The roots of animation are embedded in some of the most fundamental questions of human existence. Ancient, proto, and pre-cinematic devices attempt to illuminate concepts such as life and death, mythologies, causality, being and non-being, the visible and invisible worlds, beauty, and the origins of creation itself. Contemporary animation’s precursors seem to ask the question—with all of its implications—what is mind, what is body, what is time, what is life, and can the human animal recreate these things?

This thought exercise does not imply that the current state of the industry is any less important to animation education than a philosophical approach. Instead, an alternative approach simply provides balance to the hegemony of commercial application and suggests that there is great value to arts and sciences in embracing a study of a philosophy of animation, and philosophy through animation, by means of an excavation of animation’s histories, perceptual trickeries, motives, mythologies, and pre-cinematic attempts.

Fig. 2. An investigation of the workings of zoetropes and similar optical devices can serve as an important point of discussion with animation students.

In addition and importantly, a study of animation through a pre-cinematic lens can make concepts accessible to students from diverse economic and social backgrounds, as these so-called philosophical toys generally do not require expensive technology and can be crafted from easily found materials. Flipbooks, zoetropes, phenakistiscopes, and thaumatropes are all excellent vehicles by which to quickly initiate interdisciplinary discussions of perception, meaning, reality, scientific inquiry, representation, mortality, art, and philosophy with animation students.

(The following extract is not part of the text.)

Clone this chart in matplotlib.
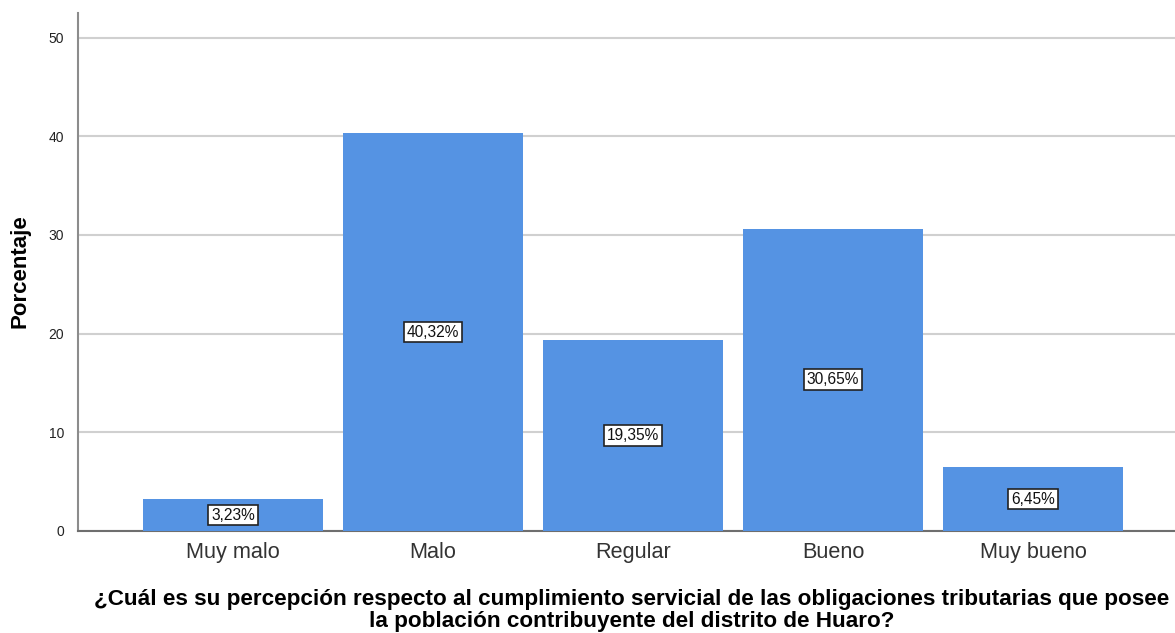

Red Raven Records and early optical devices provide a very important entry point into discussions with students about animation’s possibilities. Studying such devices reveals the core perceptual secrets of illusion and, I’d argue, its philosophical opportunity. To understand this illusion and to perhaps move it forward means that animators might do well to revisit the scientific and philosophical foundations of the form and attempt to excavate the formal principles of movement, time, and the perceptual conditions that constitute the illusion of movement. Zoetropes, phenakistiscopes, praxinoscopes, and even Red Raven Movie Records centrifuge the spectacle into its essences. They provide an important basis for discussions not only about animation’s history, but also about its future.

 

Robby Gilbert is an Assistant Professor of Animation at Northern Vermont University and a Visiting Professor of Animation at Bennington College where he teaches the History of Animation and Philosophies and Formal Elements of Animation and the Moving Image.

 

[1] Kusahara, Machiko. “The “Baby Talkie,” Domestic Media, and the Japanese Modern”, in: Erkki Huhtamo and Jussi Parikka (eds.), Media Archaeology, Approaches, Applications, and Implications, University of California Press, 2011.

[2] Merleau-Ponty, Maurice. Phenomenology of Perception. Routledge, 2002.